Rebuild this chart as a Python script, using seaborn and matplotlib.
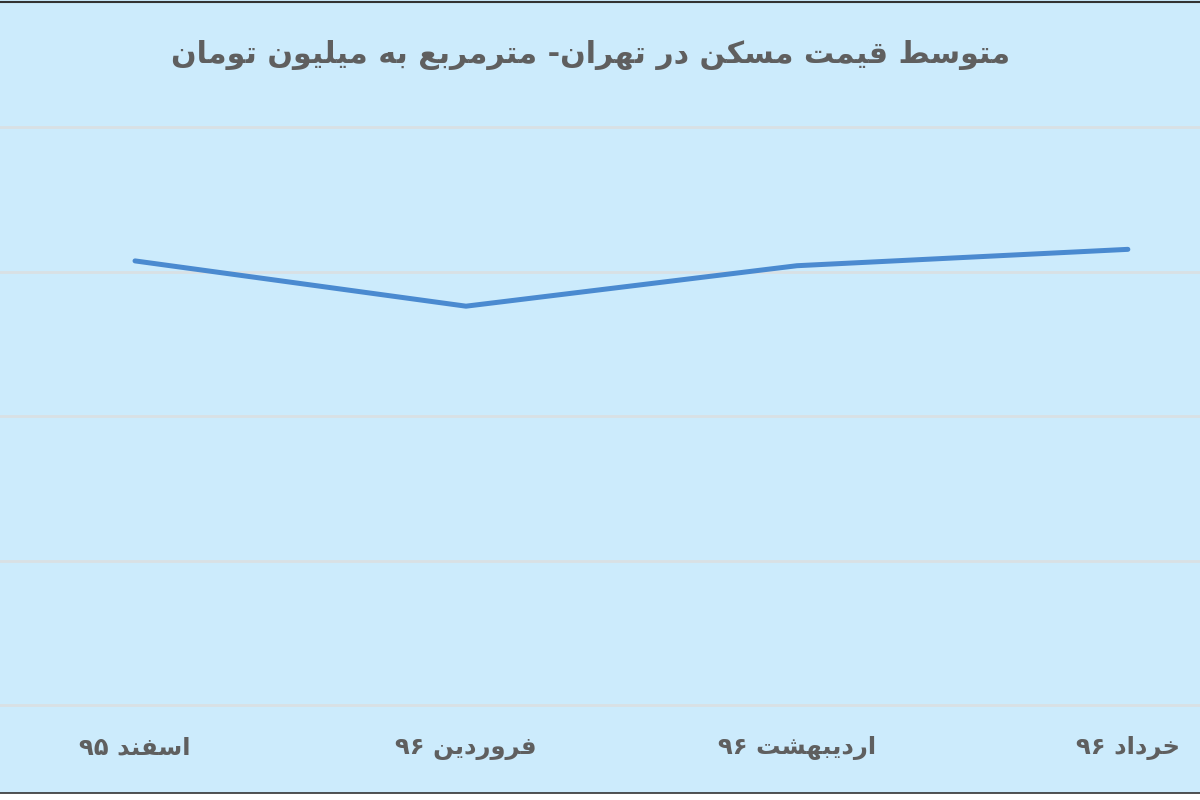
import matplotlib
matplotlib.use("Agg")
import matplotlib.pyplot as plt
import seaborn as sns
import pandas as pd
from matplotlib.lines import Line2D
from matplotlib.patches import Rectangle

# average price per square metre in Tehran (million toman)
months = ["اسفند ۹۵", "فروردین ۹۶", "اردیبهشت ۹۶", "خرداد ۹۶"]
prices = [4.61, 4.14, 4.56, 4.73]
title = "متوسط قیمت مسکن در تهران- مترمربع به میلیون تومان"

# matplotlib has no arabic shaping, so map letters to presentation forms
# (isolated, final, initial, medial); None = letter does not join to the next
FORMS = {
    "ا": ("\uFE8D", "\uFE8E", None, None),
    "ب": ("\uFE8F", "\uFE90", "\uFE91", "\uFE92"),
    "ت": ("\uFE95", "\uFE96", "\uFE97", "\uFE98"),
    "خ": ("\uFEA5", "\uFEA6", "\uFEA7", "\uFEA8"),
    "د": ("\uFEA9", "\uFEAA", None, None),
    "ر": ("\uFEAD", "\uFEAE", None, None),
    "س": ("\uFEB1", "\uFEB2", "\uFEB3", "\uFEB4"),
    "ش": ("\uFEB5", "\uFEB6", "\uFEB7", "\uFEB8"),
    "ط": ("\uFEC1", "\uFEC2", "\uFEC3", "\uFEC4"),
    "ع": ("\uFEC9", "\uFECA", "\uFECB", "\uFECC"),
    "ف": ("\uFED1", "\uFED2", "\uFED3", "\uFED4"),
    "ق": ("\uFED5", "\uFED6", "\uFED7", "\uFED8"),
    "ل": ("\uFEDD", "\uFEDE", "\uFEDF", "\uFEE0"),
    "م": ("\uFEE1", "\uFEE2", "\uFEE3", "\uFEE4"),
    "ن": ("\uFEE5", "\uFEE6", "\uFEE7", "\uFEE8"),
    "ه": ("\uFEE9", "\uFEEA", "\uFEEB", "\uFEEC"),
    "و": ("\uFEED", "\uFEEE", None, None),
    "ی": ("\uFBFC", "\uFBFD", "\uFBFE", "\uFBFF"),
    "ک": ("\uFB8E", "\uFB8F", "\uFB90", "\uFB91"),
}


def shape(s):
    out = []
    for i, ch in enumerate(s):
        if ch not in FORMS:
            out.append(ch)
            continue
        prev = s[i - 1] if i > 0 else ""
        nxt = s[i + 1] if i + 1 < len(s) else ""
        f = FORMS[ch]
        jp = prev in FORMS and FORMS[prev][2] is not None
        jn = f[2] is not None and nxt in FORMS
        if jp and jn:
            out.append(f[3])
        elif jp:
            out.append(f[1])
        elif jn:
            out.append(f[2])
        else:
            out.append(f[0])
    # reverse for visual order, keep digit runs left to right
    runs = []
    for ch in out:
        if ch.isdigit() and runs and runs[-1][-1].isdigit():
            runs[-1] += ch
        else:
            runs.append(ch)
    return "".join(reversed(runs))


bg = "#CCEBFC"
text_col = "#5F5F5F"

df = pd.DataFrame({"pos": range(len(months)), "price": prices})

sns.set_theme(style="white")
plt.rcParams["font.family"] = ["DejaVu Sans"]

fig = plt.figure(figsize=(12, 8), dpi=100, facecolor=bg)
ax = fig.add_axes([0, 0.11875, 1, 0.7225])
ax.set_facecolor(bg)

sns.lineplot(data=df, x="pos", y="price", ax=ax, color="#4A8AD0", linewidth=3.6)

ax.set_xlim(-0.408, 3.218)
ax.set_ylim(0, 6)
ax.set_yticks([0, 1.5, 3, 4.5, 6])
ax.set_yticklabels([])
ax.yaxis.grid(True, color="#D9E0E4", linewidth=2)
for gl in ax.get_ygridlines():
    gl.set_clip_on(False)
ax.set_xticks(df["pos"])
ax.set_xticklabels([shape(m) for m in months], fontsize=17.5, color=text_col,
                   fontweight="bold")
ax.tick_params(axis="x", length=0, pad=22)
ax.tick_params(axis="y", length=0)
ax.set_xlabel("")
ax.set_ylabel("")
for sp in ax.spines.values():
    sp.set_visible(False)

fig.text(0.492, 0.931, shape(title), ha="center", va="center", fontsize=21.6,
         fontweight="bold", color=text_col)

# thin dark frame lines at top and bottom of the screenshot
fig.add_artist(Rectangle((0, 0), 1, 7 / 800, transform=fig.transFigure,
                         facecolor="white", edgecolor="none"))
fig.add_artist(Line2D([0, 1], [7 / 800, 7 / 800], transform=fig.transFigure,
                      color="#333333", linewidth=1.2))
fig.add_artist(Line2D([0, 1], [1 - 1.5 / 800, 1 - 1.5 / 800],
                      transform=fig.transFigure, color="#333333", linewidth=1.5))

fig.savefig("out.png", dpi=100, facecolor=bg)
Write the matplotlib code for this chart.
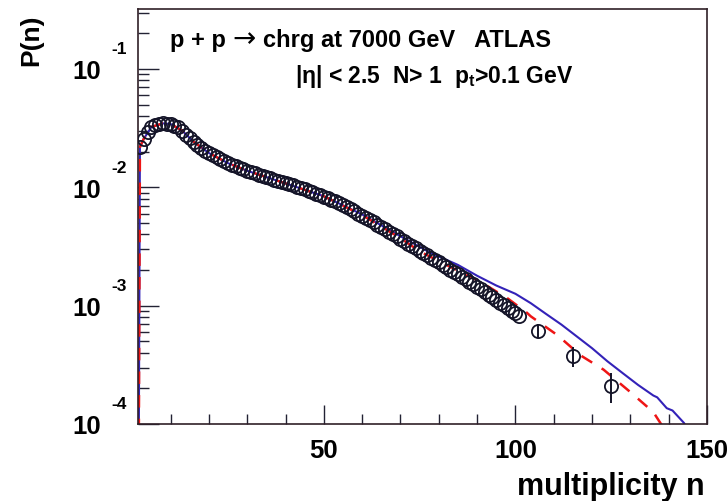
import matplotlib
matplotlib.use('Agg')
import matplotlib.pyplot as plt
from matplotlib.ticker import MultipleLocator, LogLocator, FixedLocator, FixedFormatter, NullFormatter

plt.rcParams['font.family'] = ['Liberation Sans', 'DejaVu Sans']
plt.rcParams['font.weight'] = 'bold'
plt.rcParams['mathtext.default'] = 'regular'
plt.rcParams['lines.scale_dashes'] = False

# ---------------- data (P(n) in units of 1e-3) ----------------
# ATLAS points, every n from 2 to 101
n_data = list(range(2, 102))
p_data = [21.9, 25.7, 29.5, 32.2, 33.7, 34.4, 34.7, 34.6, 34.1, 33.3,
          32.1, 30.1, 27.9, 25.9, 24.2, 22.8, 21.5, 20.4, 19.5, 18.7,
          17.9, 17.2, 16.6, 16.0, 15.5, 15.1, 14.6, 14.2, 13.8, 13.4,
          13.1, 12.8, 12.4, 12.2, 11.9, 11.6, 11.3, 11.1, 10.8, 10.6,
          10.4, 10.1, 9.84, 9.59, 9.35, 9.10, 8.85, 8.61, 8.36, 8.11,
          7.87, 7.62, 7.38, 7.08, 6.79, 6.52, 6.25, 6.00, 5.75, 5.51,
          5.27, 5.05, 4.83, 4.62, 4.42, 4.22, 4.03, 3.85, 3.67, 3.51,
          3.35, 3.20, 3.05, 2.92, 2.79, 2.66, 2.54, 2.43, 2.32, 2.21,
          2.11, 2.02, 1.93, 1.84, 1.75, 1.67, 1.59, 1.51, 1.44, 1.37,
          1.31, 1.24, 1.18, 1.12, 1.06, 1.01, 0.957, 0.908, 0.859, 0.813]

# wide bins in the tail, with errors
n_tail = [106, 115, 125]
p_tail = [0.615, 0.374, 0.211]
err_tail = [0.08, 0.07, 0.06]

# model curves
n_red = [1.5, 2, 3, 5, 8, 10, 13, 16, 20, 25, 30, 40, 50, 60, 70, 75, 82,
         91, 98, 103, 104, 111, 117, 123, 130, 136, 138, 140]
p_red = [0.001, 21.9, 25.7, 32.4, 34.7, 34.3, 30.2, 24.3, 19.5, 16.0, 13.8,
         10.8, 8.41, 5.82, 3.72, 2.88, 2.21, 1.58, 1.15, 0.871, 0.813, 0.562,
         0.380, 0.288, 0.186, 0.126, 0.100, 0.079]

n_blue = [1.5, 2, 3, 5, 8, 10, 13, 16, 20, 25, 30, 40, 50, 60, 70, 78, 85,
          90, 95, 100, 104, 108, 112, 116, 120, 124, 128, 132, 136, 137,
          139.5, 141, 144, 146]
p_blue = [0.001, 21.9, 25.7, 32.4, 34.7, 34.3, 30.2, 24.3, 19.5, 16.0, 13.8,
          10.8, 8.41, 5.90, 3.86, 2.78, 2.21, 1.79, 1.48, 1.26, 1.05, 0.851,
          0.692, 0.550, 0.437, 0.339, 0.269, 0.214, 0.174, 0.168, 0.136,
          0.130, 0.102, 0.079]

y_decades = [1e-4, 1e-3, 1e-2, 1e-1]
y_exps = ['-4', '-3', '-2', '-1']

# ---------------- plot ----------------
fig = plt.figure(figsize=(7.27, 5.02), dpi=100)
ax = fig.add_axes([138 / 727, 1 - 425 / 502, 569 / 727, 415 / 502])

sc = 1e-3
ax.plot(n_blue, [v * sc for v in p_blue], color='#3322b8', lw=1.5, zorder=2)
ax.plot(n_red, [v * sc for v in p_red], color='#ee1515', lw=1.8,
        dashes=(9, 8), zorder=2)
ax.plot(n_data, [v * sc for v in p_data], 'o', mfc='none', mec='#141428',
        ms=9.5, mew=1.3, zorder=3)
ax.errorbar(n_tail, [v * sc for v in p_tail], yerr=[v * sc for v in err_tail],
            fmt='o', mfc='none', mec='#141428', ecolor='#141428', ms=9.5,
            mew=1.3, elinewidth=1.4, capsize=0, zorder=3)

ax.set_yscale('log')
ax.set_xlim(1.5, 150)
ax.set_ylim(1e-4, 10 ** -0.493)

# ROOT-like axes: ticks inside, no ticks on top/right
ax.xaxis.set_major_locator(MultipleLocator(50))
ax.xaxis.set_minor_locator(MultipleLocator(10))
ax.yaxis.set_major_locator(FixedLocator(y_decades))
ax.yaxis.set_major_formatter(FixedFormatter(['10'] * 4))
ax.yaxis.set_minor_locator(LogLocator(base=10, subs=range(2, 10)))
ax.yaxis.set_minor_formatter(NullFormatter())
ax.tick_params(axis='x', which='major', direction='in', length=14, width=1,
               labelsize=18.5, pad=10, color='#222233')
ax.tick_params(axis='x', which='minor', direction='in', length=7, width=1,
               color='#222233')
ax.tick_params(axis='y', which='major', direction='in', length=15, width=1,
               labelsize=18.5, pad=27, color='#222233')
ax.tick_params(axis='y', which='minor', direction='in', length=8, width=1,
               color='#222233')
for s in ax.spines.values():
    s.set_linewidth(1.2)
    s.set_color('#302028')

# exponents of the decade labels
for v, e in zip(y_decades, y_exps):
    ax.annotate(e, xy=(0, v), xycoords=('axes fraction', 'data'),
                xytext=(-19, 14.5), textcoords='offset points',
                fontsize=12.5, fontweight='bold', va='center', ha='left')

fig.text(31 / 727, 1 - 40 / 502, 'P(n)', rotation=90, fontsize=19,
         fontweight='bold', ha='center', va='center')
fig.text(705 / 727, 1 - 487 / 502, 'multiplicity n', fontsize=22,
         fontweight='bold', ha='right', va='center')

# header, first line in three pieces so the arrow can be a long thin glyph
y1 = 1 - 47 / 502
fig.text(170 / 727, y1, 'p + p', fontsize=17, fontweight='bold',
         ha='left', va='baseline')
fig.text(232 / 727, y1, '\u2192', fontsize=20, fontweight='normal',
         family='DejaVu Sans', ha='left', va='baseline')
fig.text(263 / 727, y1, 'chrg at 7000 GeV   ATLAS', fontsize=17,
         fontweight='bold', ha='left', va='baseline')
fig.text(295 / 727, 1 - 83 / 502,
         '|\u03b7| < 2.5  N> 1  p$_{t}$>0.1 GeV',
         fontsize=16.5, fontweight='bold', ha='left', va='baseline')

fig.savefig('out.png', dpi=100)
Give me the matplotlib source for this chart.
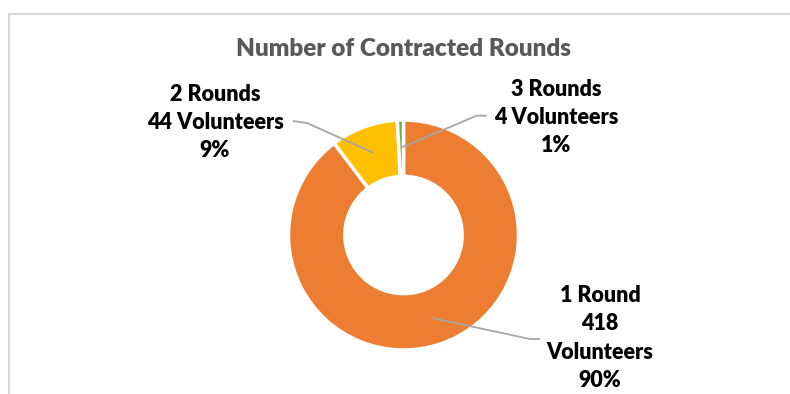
---
[EXERCISE AIM]
Take every line that includes the string "chart" and copy it.

[OUTPUT BELOW]
Rebuild this chart as a Python script, using seaborn and matplotlib.
Write the matplotlib code for this chart.
Give me the matplotlib source for this chart.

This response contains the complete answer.